The subject matter of the present invention is a spark ignited internal combustion engine modification for improving control of the part throttle spark advance to provide improved fuel economy and driving performance when varying amounts of exhaust gas recycle are introduced into the intake system of the engine.
It is known that a reduction of nitrogen oxide (NO.sub.x) content of exhaust gases can be achieved by recycling part of the exhaust gas from an internal combustion engine back into the intake system as part of the fuel-air charge. This is accomplished by providing a conduit from the exhaust system into the intake system of the engine and providing means for controlling the amount of exhaust gas which is fed into the intake system.

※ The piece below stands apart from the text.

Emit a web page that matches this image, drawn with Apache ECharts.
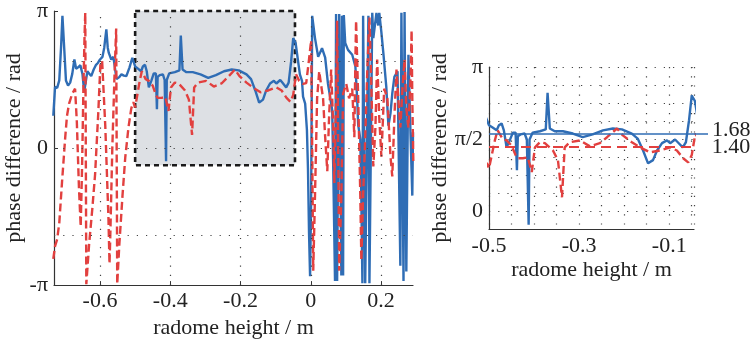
<!DOCTYPE html>
<html><head><meta charset="utf-8">
<script src="https://cdn.jsdelivr.net/npm/echarts@6/dist/echarts.min.js"></script>
<style>html,body{margin:0;padding:0;background:#fff}#c{width:754px;height:344px}</style>
</head><body><div id="c"></div>
<script>
const PI = Math.PI;
// blue (solid) phase difference trace: [radome height m, phase rad]
const blueTrace = [
[-0.733,0.74],[-0.728,1.40],[-0.722,1.38],[-0.716,1.55],[-0.711,2.30],[-0.707,3.03],[-0.702,2.30],[-0.697,1.55],[-0.691,1.43],[-0.685,1.50],
[-0.679,1.70],[-0.673,2.03],[-0.668,1.82],[-0.662,1.85],[-0.656,1.90],[-0.650,1.70],[-0.645,1.29],[-0.640,1.55],[-0.636,1.76],[-0.630,1.70],
[-0.625,1.65],[-0.618,1.80],[-0.612,1.90],[-0.606,1.95],[-0.600,2.03],[-0.593,2.09],[-0.588,2.30],[-0.582,2.72],[-0.578,2.30],[-0.575,2.18],
[-0.568,2.03],[-0.562,2.09],[-0.559,2.05],[-0.553,1.58],[-0.546,1.62],[-0.539,1.69],[-0.532,1.66],[-0.525,1.65],[-0.516,1.85],[-0.508,2.07],
[-0.500,1.87],[-0.492,1.82],[-0.483,1.76],[-0.478,1.87],[-0.472,1.91],[-0.467,1.76],[-0.461,1.39],[-0.454,1.54],[-0.447,1.71],[-0.441,1.71],
[-0.438,0.89],[-0.436,1.63],[-0.430,1.67],[-0.421,1.69],[-0.416,1.56],[-0.412,-0.30],[-0.410,1.56],[-0.403,1.71],[-0.387,1.74],[-0.374,1.78],
[-0.370,2.58],[-0.365,1.80],[-0.354,1.74],[-0.336,1.74],[-0.314,1.69],[-0.292,1.61],[-0.270,1.67],[-0.247,1.76],[-0.225,1.80],[-0.205,1.78],
[-0.183,1.69],[-0.170,1.58],[-0.158,1.32],[-0.147,1.04],[-0.136,1.11],[-0.127,1.32],[-0.116,1.48],[-0.105,1.54],[-0.098,1.48],[-0.087,1.56],
[-0.081,1.50],[-0.070,1.39],[-0.063,1.50],[-0.056,1.98],[-0.050,2.52],[-0.047,2.56],
[-0.043,2.40],[-0.036,1.98],[-0.031,1.69],[-0.025,1.54],[-0.022,1.18],[-0.016,1.02],[-0.011,0.42],[-0.008,-0.47],[-0.005,-1.94],[-0.002,-2.94],
[0.001,-1.20],[0.004,3.03],[0.012,2.52],[0.021,2.09],[0.032,2.29],[0.041,2.07],[0.049,1.47],[0.061,0.87],[0.064,-0.47],[0.069,-3.05],
[0.072,3.07],[0.075,-3.05],[0.081,3.07],[0.087,-2.92],[0.089,3.03],[0.092,-2.92],[0.094,3.05],[0.098,2.41],[0.106,2.25],[0.118,2.14],
[0.127,1.87],[0.132,1.14],[0.135,0.53],[0.141,0.20],[0.144,-1.20],[0.147,-3.10],[0.149,3.03],[0.155,-3.10],[0.164,3.03],[0.167,-3.10],
[0.175,3.10],[0.178,2.52],[0.187,3.10],[0.192,2.81],[0.195,3.10],[0.201,2.65],[0.207,2.14],[0.215,1.40],[0.221,0.51],[0.227,0.80],
[0.232,1.25],[0.238,1.63],[0.247,1.76],[0.252,1.74],[0.255,-2.70],[0.258,3.10],[0.264,-3.05],[0.267,3.12],[0.272,-2.83],[0.278,2.14],
[0.284,0.29],[0.289,-1.09],[0.291,0.36]
];
// red (dashed) phase difference trace
const redTrace = [
[-0.733,-2.54],[-0.728,-2.25],[-0.722,-2.09],[-0.716,-1.72],[-0.708,-0.76],[-0.699,0.25],[-0.694,0.74],[-0.688,1.02],[-0.679,1.25],[-0.671,1.36],
[-0.666,0.60],[-0.660,-0.90],[-0.655,-1.80],[-0.651,-0.40],[-0.647,1.50],[-0.644,2.58],[-0.642,3.10],[-0.639,-3.12],[-0.631,-2.20],[-0.622,-1.40],
[-0.614,-0.60],[-0.605,0.80],[-0.599,1.90],[-0.594,2.00],[-0.585,0.50],[-0.576,-1.60],[-0.573,-2.65],[-0.571,-2.10],[-0.565,0.00],[-0.559,1.60],
[-0.554,2.74],[-0.551,-3.12],[-0.545,-2.21],[-0.536,-1.09],[-0.528,-0.20],[-0.519,0.47],[-0.511,0.91],[-0.505,1.05],
[-0.500,0.93],[-0.487,1.54],[-0.481,1.76],[-0.470,1.58],[-0.461,1.54],[-0.450,1.43],[-0.441,1.22],[-0.436,1.15],[-0.425,1.15],[-0.414,1.17],
[-0.405,0.85],[-0.398,1.39],[-0.387,1.50],[-0.376,1.48],[-0.358,1.32],[-0.347,1.11],[-0.338,0.30],[-0.332,1.39],[-0.321,1.50],[-0.298,1.54],
[-0.276,1.41],[-0.254,1.48],[-0.238,1.61],[-0.216,1.80],[-0.203,1.65],[-0.183,1.50],[-0.165,1.39],[-0.143,1.28],[-0.121,1.32],[-0.098,1.39],
[-0.083,1.32],[-0.069,1.15],[-0.058,1.06],[-0.050,1.22],
[-0.042,1.69],[-0.033,1.54],[-0.022,1.47],[-0.013,1.49],[-0.005,2.03],[0.001,2.47],[0.004,0.02],[0.007,-2.81],[0.012,-1.09],[0.018,1.14],
[0.024,1.76],[0.029,1.47],[0.035,1.14],[0.041,0.25],[0.047,-0.53],[0.052,0.69],[0.058,1.80],[0.064,0.47],[0.067,-0.80],[0.072,1.14],
[0.075,2.92],[0.078,0.02],[0.081,-2.81],[0.087,-1.09],[0.092,1.25],[0.101,1.47],[0.109,1.14],[0.118,1.36],[0.124,0.25],[0.127,2.03],
[0.129,2.92],[0.135,1.14],[0.141,-1.09],[0.144,-2.58],[0.149,-1.09],[0.155,0.25],[0.161,1.80],[0.167,2.99],[0.172,1.58],[0.178,-0.42],
[0.184,0.47],[0.189,2.03],[0.195,0.69],[0.201,-0.20],[0.209,1.36],[0.218,1.14],[0.227,-0.20],[0.232,-0.65],[0.238,0.69],[0.244,1.80],
[0.249,1.14],[0.255,0.47],[0.261,1.36],[0.267,2.03],[0.272,0.91],[0.278,0.47],[0.284,1.58],[0.287,2.70],[0.289,1.14],[0.292,-0.36]
];
const mainXTicks = [-0.6, -0.4, -0.2, 0, 0.2];
const mainYGrid = [-2, 0, 2];
const insetXLabels = [-0.5, -0.3, -0.1];
const zoomBox = {x0: -0.5, x1: -0.045, y0: -PI / 8, y1: PI};
const meanBlue = 1.68, meanRed = 1.40;

const FONT = "'Liberation Serif', 'Times New Roman', 'DejaVu Serif', serif";
const FS = 22;
const TXT = '#222';
const BLUE = '#2f6db5', RED = '#e2403f';
const dotStyle = {color: '#444', width: 1.2, type: [1.2, 8]};
const axisLine = {onZero: false, lineStyle: {color: '#333', width: 1.2}};
const lbl = {fontFamily: FONT, fontSize: FS, color: TXT};
const near = (a, b) => Math.abs(a - b) < 1e-6;
const numFmt = v => (near(v, 0) ? '0' : String(+v.toFixed(2)));

const chart = echarts.init(document.getElementById('c'), null, {renderer: 'canvas'});
chart.setOption({
  animation: false,
  backgroundColor: '#fff',
  textStyle: {fontFamily: FONT},
  grid: [
    {left: 54, top: 10, width: 359, height: 282},
    {left: 489, top: 67, width: 205, height: 162},
    {left: 489, top: 67, width: 219, height: 162}
  ],
  xAxis: [
    {gridIndex: 0, type: 'value', min: -0.731, max: 0.291,
     name: 'radome height / m', nameLocation: 'middle', nameGap: 23, nameTextStyle: lbl,
     axisLine: Object.assign({show: true}, axisLine), splitLine: {show: false},
     axisTick: {show: true, inside: true, length: 4, customValues: mainXTicks, lineStyle: {color: '#333'}},
     axisLabel: Object.assign({customValues: mainXTicks, formatter: numFmt, margin: 5}, lbl)},
    {gridIndex: 1, type: 'value', min: zoomBox.x0, max: zoomBox.x1, interval: 0.05,
     name: 'radome height / m', nameLocation: 'middle', nameGap: 30, nameTextStyle: lbl,
     axisLine: Object.assign({show: true}, axisLine), axisTick: {show: false},
     splitLine: {show: true, lineStyle: dotStyle},
     axisLabel: Object.assign({formatter: v => insetXLabels.some(t => near(t, v)) ? numFmt(v) : '', margin: 6, showMinLabel: true, showMaxLabel: true, hideOverlap: false}, lbl)},
    {gridIndex: 2, type: 'value', min: zoomBox.x0, max: zoomBox.x0 + 219 / 450, show: false}
  ],
  yAxis: [
    {gridIndex: 0, type: 'value', min: -PI, max: PI, interval: PI,
     name: 'phase difference / rad', nameLocation: 'middle', nameGap: 23, nameTextStyle: lbl,
     axisLine: Object.assign({show: true}, axisLine), splitLine: {show: false},
     axisTick: {show: true, inside: true, length: 4, lineStyle: {color: '#333'}},
     axisLabel: Object.assign({formatter: v => v > 0.1 ? 'π' : (v < -0.1 ? '-π' : '0'), margin: 6}, lbl)},
    {gridIndex: 1, type: 'value', min: -PI / 8, max: PI, interval: PI / 8,
     name: 'phase difference / rad', nameLocation: 'middle', nameGap: 36, nameTextStyle: lbl,
     axisLine: Object.assign({show: true}, axisLine), axisTick: {show: false},
     splitLine: {show: true, lineStyle: dotStyle},
     axisLabel: Object.assign({formatter: v => near(v, PI) ? 'π' : (near(v, PI / 2) ? 'π/2' : (near(v, 0) ? '0' : '')), margin: 6, showMinLabel: true, showMaxLabel: true, hideOverlap: false}, lbl)},
    {gridIndex: 2, type: 'value', min: -PI / 8, max: PI, show: false}
  ],
  series: [
    {type: 'line', xAxisIndex: 0, yAxisIndex: 0, data: [], z: 1, silent: true,
     markArea: {silent: true, z: 1,
       itemStyle: {color: '#dde0e4', borderColor: '#1a1a1a', borderWidth: 2.6, borderType: [5, 4]},
       data: [[{coord: [zoomBox.x0, zoomBox.y1]}, {coord: [zoomBox.x1, zoomBox.y0]}]]}},
    {type: 'line', xAxisIndex: 0, yAxisIndex: 0, data: [], z: 2, silent: true,
     markLine: {silent: true, symbol: ['none', 'none'], label: {show: false}, lineStyle: dotStyle,
       data: mainXTicks.map(v => ({xAxis: v})).concat(mainYGrid.map(v => ({yAxis: v})))}},
    {type: 'line', xAxisIndex: 0, yAxisIndex: 0, data: blueTrace, z: 3, showSymbol: false, clip: true,
     lineStyle: {color: BLUE, width: 2.4}},
    {type: 'line', xAxisIndex: 0, yAxisIndex: 0, data: redTrace, z: 4, showSymbol: false, clip: true,
     lineStyle: {color: RED, width: 2.4, type: [8, 4]}},
    {type: 'line', xAxisIndex: 1, yAxisIndex: 1, data: blueTrace, z: 3, showSymbol: false, clip: true,
     lineStyle: {color: BLUE, width: 2.4}},
    {type: 'line', xAxisIndex: 1, yAxisIndex: 1, data: redTrace, z: 4, showSymbol: false, clip: true,
     lineStyle: {color: RED, width: 2.4, type: [8, 4]}},
    {type: 'line', xAxisIndex: 2, yAxisIndex: 2, data: [], z: 5, silent: true,
     markLine: {silent: true, symbol: ['none', 'none'],
       data: [
         {yAxis: meanBlue, lineStyle: {color: BLUE, width: 1.6, type: 'solid'},
          label: {show: true, position: 'end', distance: 4, offset: [0, -4], formatter: meanBlue.toFixed(2), fontFamily: FONT, fontSize: FS, color: TXT}},
         [{coord: [zoomBox.x0, meanRed], lineStyle: {color: RED, width: 1.8, type: [10, 6]},
           label: {show: true, position: 'end', distance: 18, formatter: meanRed.toFixed(2), fontFamily: FONT, fontSize: FS, color: TXT}},
          {coord: [zoomBox.x1, meanRed]}]
       ]}}
  ]
});
</script></body></html>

In conventional systems the vacuum advance used on a distributor increases the spark advance as manifold vacuum increases. In these systems, as the load increases, the intake manifold vacuum decreases and the spark advance decreases. Furthermore, when varying amounts of EGR (exhaust gas recycle) are added to the intake mixture the manifold vacuum is lowered accordingly. Thus, in a conventional distributor with a conventional spark advance system the spark advance decreases in response to the reduction in manifold vacuum caused by load increases, addition of EGR or both. However, it is under conditions of EGR introduction that the engine requires an additional ignition advance for optimum performance. Calibrating the distributor to a more advanced setting to compensate for the retarding effect of EGR introduction has the disadvantage of causing the ignition to be over-advanced during warmup or any condition where the EGR is off thereby resulting in knock and possible engine damage.
With the system of the present invention additional spark advance is provided during periods when EGR is used. Under conditions where the EGR is off no additional spark advance is provided and the distributor operates at the initial spark advance mode.